Total forage production, both pasture and hay, is expected to increase significantly this year compared to drought-reduced production last year. However hay stocks were record low in December and May reflecting reduced production and increased use the past two years.
Moreover, the cold spring has delayed pasture and hay production thus far, resulting in continuing short forage supplies. Hay prices are expected to average lower this year compared to last year, but are currently above last year's level. USDA-NASS reported preliminary June prices that are up nearly 10 percent for alfalfa hay and up 11 percent for other hay.
The U.S. average alfalfa hay price was $220/ton and the price of other hay was $147/ton. Hay prices are up the most in the central and northern Plains and the Midwest compared to the southern Plains.

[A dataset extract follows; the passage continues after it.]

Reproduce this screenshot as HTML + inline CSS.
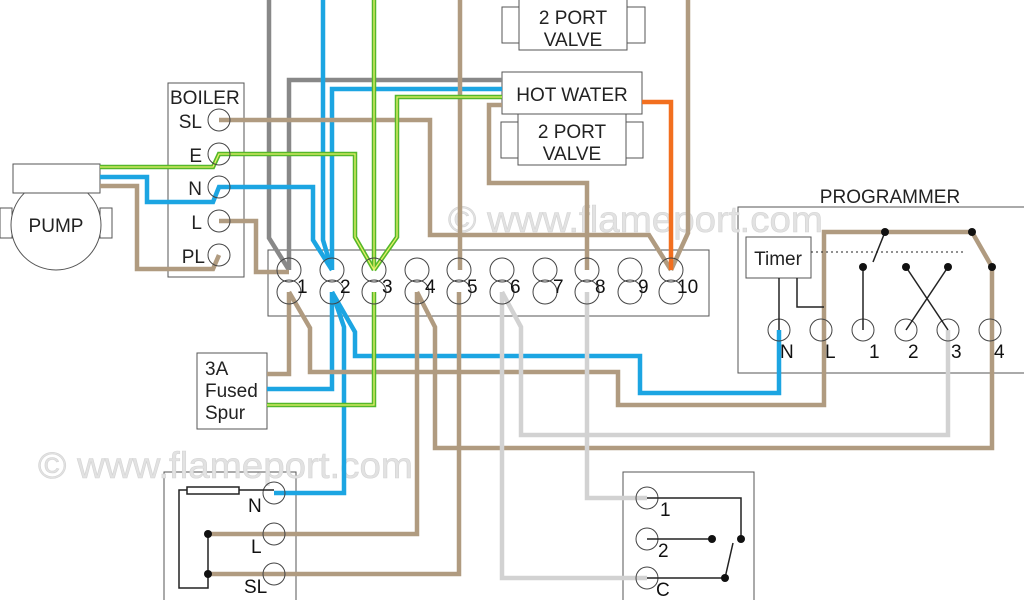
<!DOCTYPE html>
<html><head><meta charset="utf-8"><style>
html,body{margin:0;padding:0;background:#fff;}
svg{display:block;font-family:"Liberation Sans",Arial,sans-serif;}
</style></head><body>
<svg width="1024" height="600" viewBox="0 0 1024 600" xmlns="http://www.w3.org/2000/svg">
<rect width="1024" height="600" fill="#fff"/>
<g fill="#fff" stroke="#555" stroke-width="1">
<rect x="268" y="250" width="441" height="66"/>
<rect x="168" y="83" width="76" height="194"/>
<rect x="197" y="353" width="70" height="76"/>
<rect x="738" y="207" width="300" height="166"/>
<rect x="164" y="472" width="132" height="140"/>
<rect x="623" y="472" width="131" height="140"/>
<rect x="502" y="7" width="17" height="36"/><rect x="627" y="7" width="18" height="36"/>
<rect x="519" y="-2" width="108" height="52"/>
<rect x="501" y="122" width="17" height="36"/><rect x="626" y="122" width="17" height="36"/>
<rect x="518" y="114" width="108" height="51"/>
<rect x="502" y="72" width="140" height="42"/>
<rect x="0" y="208" width="12" height="30"/><rect x="100" y="208" width="12" height="30"/>
<circle cx="56" cy="225" r="45"/>
<rect x="13" y="164" width="87" height="29"/>
</g>
<g fill="#e2e2e2" font-size="37" stroke="#d4d4d4" stroke-width="0.6">
<text x="448" y="232" textLength="375" lengthAdjust="spacingAndGlyphs">© www.flameport.com</text>
<text x="38" y="478" textLength="375" lengthAdjust="spacingAndGlyphs">© www.flameport.com</text>
</g>
<rect x="746" y="237" width="65" height="41" fill="#fff" stroke="#555"/>
<g fill="#222" font-size="19">
<text x="573" y="24" text-anchor="middle">2 PORT</text>
<text x="573" y="46" text-anchor="middle">VALVE</text>
<text x="572" y="101" text-anchor="middle">HOT WATER</text>
<text x="572" y="138" text-anchor="middle">2 PORT</text>
<text x="572" y="160" text-anchor="middle">VALVE</text>
<text x="170" y="104">BOILER</text>
<text x="202" y="128" text-anchor="end">SL</text>
<text x="202" y="162" text-anchor="end">E</text>
<text x="202" y="195" text-anchor="end">N</text>
<text x="202" y="229" text-anchor="end">L</text>
<text x="205" y="263" text-anchor="end">PL</text>
<text x="56" y="232" text-anchor="middle">PUMP</text>
<text x="205" y="375">3A</text><text x="205" y="397">Fused</text><text x="205" y="419">Spur</text>
<text x="890" y="203" text-anchor="middle">PROGRAMMER</text>
<text x="778" y="265" text-anchor="middle">Timer</text>
</g>
<g fill="none" stroke-width="4.5" stroke-linejoin="miter">
<g stroke="#888">
<polyline points="269,0 269,238 289,270"/>
<polyline points="502,80 289,80 289,270"/>
</g>
<g stroke="#1ca5e2">
<polyline points="323,0 323,240 332,270"/>
<polyline points="502,89 332,89 332,270"/>
<polyline points="100,177 147,177 147,202 213,202 219,187 313,187 313,240 332,270"/>
<polyline points="332,292 332,389 267,389"/>
<polyline points="332,292 344,327 344,493 274,493"/>
<polyline points="332,292 355,332 355,356 640,356 640,393 779,393 779,330"/>
</g>
<g stroke="#b09b80">
<polyline points="219,120 430,120 430,235 649,235 671,270"/>
<polyline points="219,221 256,221 256,272 289,272"/>
<polyline points="460,0 460,270"/>
<polyline points="502,105 489,105 489,183 587,183 587,270"/>
<polyline points="688,0 688,233 671,270"/>
<polyline points="100,186 137,186 137,269 213,269 219,255"/>
<polyline points="289,292 289,374 267,374"/>
<polyline points="289,292 310,328 310,372 618,372 618,405 824,405 824,232 972,232 992,267 992,448 435,448 435,327 417,292"/>
<polyline points="417,292 417,534 208,534"/>
<polyline points="459,292 459,574 208,574"/>
</g>
<g stroke="#d2d2d2">
<polyline points="502,292 502,578 647,578"/>
<polyline points="502,292 521,327 521,435 948,435 948,330"/>
<polyline points="587,292 587,498 647,498"/>
</g>
<polyline stroke="#f26f1f" points="642,102 671,102 671,270"/>
<g stroke="#55b82a">
<polyline points="374,0 374,270"/>
<polyline points="502,97 397,97 397,237 374,270"/>
<polyline points="100,167 213,167 219,154 355,154 355,237 374,270"/>
<polyline points="374,292 374,405 267,405"/>
</g>
<g stroke="#e8f06a" stroke-width="1.3">
<polyline points="374,0 374,270"/>
<polyline points="502,97 397,97 397,237 374,270"/>
<polyline points="100,167 213,167 219,154 355,154 355,237 374,270"/>
<polyline points="374,292 374,405 267,405"/>
</g>
</g>
<g fill="none" stroke="#444" stroke-width="1">
<circle cx="219" cy="120" r="11"/><circle cx="219" cy="154" r="11"/><circle cx="219" cy="187" r="11"/><circle cx="219" cy="221" r="11"/><circle cx="219" cy="255" r="11"/>
<circle cx="289" cy="270" r="12"/><circle cx="289" cy="292" r="12"/>
<circle cx="332" cy="270" r="12"/><circle cx="332" cy="292" r="12"/>
<circle cx="374" cy="270" r="12"/><circle cx="374" cy="292" r="12"/>
<circle cx="417" cy="270" r="12"/><circle cx="417" cy="292" r="12"/>
<circle cx="459" cy="270" r="12"/><circle cx="459" cy="292" r="12"/>
<circle cx="502" cy="270" r="12"/><circle cx="502" cy="292" r="12"/>
<circle cx="545" cy="270" r="12"/><circle cx="545" cy="292" r="12"/>
<circle cx="587" cy="270" r="12"/><circle cx="587" cy="292" r="12"/>
<circle cx="630" cy="270" r="12"/><circle cx="630" cy="292" r="12"/>
<circle cx="671" cy="270" r="12"/><circle cx="671" cy="292" r="12"/>
<circle cx="779" cy="330" r="11"/><circle cx="821" cy="330" r="11"/><circle cx="863" cy="330" r="11"/><circle cx="906" cy="330" r="11"/><circle cx="948" cy="330" r="11"/><circle cx="990" cy="330" r="11"/>
<circle cx="274" cy="493" r="11"/><circle cx="274" cy="534" r="11"/><circle cx="274" cy="574" r="11"/>
<circle cx="647" cy="498" r="11"/><circle cx="647" cy="539" r="11"/><circle cx="647" cy="578" r="11"/>
</g>
<g fill="#111" font-size="19">
<text x="297" y="293">1</text><text x="340" y="293">2</text><text x="382" y="293">3</text><text x="425" y="293">4</text><text x="467" y="293">5</text>
<text x="510" y="293">6</text><text x="553" y="293">7</text><text x="595" y="293">8</text><text x="638" y="293">9</text><text x="677" y="293">10</text>
<text x="780" y="358">N</text><text x="825" y="358">L</text><text x="869" y="358">1</text><text x="908" y="358">2</text><text x="951" y="358">3</text><text x="994" y="358">4</text>
<text x="248" y="512">N</text><text x="251" y="553">L</text><text x="244" y="593">SL</text>
<text x="660" y="516">1</text><text x="658" y="557">2</text><text x="656" y="596">C</text>
</g>
<g fill="none" stroke="#222" stroke-width="1.5">
<line x1="779" y1="278" x2="779" y2="330"/>
<polyline points="797,278 797,307 824,307"/>
<line x1="811" y1="252" x2="963" y2="252" stroke-dasharray="2,3" stroke-width="1"/>
<line x1="863" y1="267" x2="863" y2="330"/>
<line x1="885" y1="232" x2="873" y2="262"/>
<line x1="906" y1="267" x2="948" y2="330"/>
<line x1="948" y1="267" x2="906" y2="330"/>
<rect x="187" y="487" width="52" height="7"/>
<polyline points="239,490 274,490"/>
<polyline points="187,490 179,490 179,588 208,588 208,534"/>
<polyline points="647,498 741,498 741,539"/>
<line x1="647" y1="539" x2="712" y2="539"/>
<line x1="647" y1="578" x2="725" y2="578"/>
<line x1="725" y1="578" x2="733" y2="543"/>
</g>
<g fill="#111">
<circle cx="885" cy="232" r="4"/><circle cx="972" cy="232" r="4"/>
<circle cx="863" cy="267" r="4"/><circle cx="906" cy="267" r="4"/><circle cx="948" cy="267" r="4"/><circle cx="992" cy="267" r="4"/>
<circle cx="208" cy="534" r="4"/><circle cx="208" cy="574" r="4"/>
<circle cx="741" cy="539" r="4"/><circle cx="712" cy="539" r="4"/><circle cx="725" cy="578" r="4"/>
</g>
</svg>
</body></html>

In many states, prices for other hay are up relatively more than alfalfa hay prices.
Forage conditions and supplies are expected to improve significantly in the second half of 2013 in many regions, partially offset by persistent drought conditions in the Western half of the country.
However, the lack of forage has already provoked enough additional beef cow slaughter and likely diversion of potential replacement heifers into feeder markets to result in additional herd liquidation in 2013. A sharp decrease in beef cow slaughter and increased heifer in the second half of 2013 may set the stage for potential beef cow herd recovery to begin in 2014.